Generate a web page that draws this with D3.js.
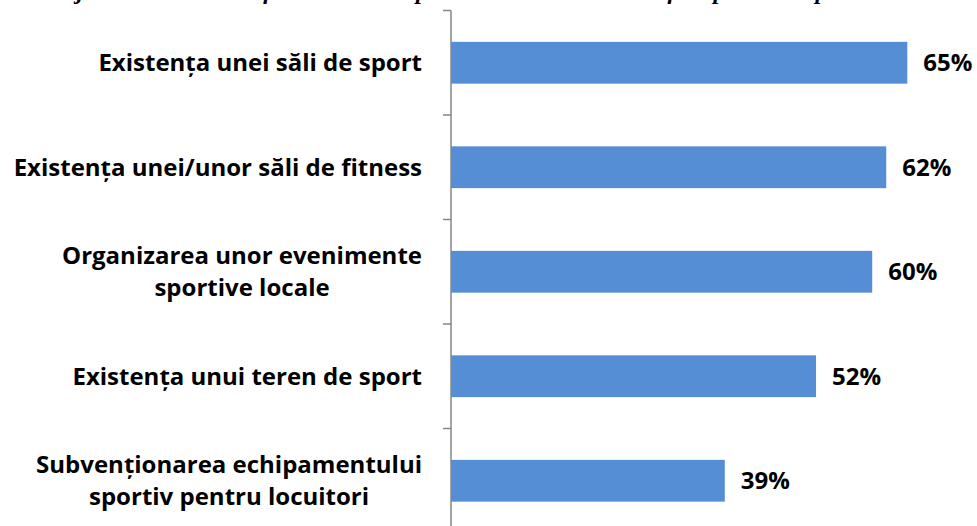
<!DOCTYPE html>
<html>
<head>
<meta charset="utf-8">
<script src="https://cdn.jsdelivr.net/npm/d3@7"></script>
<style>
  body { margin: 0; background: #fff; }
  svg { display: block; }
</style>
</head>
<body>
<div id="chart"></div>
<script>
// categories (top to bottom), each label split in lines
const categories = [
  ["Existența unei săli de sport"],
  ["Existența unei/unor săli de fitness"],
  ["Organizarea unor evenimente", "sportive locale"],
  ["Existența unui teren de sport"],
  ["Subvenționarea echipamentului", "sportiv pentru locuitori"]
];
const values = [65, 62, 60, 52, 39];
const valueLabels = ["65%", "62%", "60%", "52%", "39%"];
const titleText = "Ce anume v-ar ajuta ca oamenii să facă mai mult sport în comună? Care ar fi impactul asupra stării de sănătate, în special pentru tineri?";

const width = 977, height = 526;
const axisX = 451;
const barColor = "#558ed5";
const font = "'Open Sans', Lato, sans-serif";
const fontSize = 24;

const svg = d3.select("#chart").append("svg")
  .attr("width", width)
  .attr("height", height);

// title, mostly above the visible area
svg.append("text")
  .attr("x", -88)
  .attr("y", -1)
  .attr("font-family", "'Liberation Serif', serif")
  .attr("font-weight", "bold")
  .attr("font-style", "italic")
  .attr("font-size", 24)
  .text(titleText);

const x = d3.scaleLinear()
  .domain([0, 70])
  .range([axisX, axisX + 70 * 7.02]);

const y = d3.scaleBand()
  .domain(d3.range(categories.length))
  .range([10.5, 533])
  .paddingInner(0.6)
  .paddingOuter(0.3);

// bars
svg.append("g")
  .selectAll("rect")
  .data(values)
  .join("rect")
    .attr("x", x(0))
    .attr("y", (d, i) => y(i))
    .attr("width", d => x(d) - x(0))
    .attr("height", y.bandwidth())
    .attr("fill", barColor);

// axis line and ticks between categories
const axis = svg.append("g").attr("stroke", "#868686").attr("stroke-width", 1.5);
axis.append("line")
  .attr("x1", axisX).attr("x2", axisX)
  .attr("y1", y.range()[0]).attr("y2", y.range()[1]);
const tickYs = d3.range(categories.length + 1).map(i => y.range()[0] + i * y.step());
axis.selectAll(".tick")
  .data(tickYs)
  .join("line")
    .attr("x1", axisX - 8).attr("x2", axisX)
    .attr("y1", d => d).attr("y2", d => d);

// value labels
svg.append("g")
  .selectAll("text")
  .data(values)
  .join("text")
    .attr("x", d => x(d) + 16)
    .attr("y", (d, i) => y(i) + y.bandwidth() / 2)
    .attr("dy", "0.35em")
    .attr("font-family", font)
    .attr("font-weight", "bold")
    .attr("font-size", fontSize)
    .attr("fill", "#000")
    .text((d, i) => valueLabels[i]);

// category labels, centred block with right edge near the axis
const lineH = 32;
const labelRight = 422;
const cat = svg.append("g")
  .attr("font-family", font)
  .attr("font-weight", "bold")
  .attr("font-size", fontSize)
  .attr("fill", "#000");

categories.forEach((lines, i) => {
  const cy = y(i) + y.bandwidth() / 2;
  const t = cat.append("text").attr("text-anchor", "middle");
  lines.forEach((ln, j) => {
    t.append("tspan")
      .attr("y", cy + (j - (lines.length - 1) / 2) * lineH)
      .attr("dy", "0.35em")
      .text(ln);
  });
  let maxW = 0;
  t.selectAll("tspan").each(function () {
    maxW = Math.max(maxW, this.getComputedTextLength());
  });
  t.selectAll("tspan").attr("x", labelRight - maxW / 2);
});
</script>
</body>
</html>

..........

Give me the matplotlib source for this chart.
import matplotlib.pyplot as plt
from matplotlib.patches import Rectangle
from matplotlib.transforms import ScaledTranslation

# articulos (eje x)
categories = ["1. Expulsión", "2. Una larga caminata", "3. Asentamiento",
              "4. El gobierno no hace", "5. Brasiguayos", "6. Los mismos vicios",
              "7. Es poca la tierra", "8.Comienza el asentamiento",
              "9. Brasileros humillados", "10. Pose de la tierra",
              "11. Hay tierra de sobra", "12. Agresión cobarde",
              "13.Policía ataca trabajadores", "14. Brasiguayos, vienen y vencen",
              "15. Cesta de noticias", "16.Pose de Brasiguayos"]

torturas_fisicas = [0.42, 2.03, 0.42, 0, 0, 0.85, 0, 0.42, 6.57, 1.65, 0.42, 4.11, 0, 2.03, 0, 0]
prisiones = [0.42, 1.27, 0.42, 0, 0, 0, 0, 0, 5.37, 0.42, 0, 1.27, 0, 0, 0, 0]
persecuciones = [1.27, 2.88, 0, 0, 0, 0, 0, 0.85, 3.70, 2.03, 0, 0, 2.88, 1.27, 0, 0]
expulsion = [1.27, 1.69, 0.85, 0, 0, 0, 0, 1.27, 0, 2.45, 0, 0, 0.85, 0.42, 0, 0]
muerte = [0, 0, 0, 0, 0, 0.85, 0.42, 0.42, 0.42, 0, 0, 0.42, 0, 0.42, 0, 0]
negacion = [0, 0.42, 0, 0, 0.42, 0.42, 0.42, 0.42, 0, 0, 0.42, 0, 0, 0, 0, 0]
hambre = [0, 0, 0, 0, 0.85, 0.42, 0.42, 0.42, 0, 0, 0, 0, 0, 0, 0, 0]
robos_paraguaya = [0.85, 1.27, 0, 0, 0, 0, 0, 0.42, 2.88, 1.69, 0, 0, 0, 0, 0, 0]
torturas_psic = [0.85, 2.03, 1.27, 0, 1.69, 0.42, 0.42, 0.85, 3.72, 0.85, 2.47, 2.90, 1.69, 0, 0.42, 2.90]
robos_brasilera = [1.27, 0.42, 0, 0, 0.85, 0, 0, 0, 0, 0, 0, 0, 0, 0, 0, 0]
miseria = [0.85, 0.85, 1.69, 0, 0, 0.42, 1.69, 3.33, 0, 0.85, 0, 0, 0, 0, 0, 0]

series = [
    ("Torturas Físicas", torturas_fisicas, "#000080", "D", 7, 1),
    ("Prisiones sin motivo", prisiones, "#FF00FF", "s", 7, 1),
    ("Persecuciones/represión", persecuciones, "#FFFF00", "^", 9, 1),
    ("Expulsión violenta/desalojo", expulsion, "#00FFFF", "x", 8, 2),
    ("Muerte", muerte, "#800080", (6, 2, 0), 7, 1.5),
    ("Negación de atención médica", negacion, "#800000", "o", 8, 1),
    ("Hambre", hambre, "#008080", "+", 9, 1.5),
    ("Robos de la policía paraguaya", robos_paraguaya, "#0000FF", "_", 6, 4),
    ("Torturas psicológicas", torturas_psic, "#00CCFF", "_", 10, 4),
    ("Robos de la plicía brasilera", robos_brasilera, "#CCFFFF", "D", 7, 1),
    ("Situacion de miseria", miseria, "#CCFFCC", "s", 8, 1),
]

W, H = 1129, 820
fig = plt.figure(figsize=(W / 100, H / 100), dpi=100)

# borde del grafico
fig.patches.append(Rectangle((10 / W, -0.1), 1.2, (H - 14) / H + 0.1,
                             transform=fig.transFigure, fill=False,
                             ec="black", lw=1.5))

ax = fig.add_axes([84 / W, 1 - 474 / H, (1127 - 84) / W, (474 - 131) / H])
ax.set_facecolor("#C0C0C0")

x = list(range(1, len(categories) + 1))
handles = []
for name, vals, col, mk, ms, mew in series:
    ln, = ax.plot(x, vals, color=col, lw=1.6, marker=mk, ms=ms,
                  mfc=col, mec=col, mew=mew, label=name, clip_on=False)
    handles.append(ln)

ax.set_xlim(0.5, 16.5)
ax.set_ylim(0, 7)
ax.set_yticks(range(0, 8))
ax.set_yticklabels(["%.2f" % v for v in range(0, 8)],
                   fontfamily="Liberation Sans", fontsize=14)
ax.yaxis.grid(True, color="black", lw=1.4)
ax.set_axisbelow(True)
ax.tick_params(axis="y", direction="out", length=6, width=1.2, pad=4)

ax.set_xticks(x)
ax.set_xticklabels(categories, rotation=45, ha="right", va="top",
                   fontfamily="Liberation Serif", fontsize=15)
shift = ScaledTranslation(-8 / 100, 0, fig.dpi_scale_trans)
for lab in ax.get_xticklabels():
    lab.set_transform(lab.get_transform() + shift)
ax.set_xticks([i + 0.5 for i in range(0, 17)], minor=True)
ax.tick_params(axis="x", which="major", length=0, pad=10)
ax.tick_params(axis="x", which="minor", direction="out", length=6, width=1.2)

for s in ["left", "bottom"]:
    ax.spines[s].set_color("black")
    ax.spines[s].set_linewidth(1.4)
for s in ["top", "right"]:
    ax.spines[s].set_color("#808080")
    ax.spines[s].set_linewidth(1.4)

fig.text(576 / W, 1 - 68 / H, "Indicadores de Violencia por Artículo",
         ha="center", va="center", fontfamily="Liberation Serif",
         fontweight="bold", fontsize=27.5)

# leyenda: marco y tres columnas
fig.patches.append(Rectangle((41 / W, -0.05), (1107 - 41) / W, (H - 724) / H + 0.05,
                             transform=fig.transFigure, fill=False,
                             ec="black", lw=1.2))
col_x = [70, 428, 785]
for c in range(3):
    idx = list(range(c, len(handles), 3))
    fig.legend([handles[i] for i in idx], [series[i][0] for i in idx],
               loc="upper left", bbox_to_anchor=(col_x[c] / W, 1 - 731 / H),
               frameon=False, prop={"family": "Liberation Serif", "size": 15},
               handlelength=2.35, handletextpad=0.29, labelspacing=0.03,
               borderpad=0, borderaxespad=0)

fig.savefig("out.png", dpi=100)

..........

• _WRITTEN TASK_:
Pictures are not part of the copy. Write out only the lines from the one containing "Generate a web" through the one containing "70 * 7.02]);", exactly as they stand, both included.

• _THE ANSWER_:
Generate a web page that draws this with D3.js.
<!DOCTYPE html>
<html>
<head>
<meta charset="utf-8">
<script src="https://cdn.jsdelivr.net/npm/d3@7"></script>
<style>
  body { margin: 0; background: #fff; }
  svg { display: block; }
</style>
</head>
<body>
<div id="chart"></div>
<script>
// categories (top to bottom), each label split in lines
const categories = [
  ["Existența unei săli de sport"],
  ["Existența unei/unor săli de fitness"],
  ["Organizarea unor evenimente", "sportive locale"],
  ["Existența unui teren de sport"],
  ["Subvenționarea echipamentului", "sportiv pentru locuitori"]
];
const values = [65, 62, 60, 52, 39];
const valueLabels = ["65%", "62%", "60%", "52%", "39%"];
const titleText = "Ce anume v-ar ajuta ca oamenii să facă mai mult sport în comună? Care ar fi impactul asupra stării de sănătate, în special pentru tineri?";

const width = 977, height = 526;
const axisX = 451;
const barColor = "#558ed5";
const font = "'Open Sans', Lato, sans-serif";
const fontSize = 24;

const svg = d3.select("#chart").append("svg")
  .attr("width", width)
  .attr("height", height);

// title, mostly above the visible area
svg.append("text")
  .attr("x", -88)
  .attr("y", -1)
  .attr("font-family", "'Liberation Serif', serif")
  .attr("font-weight", "bold")
  .attr("font-style", "italic")
  .attr("font-size", 24)
  .text(titleText);

const x = d3.scaleLinear()
  .domain([0, 70])
  .range([axisX, axisX + 70 * 7.02]);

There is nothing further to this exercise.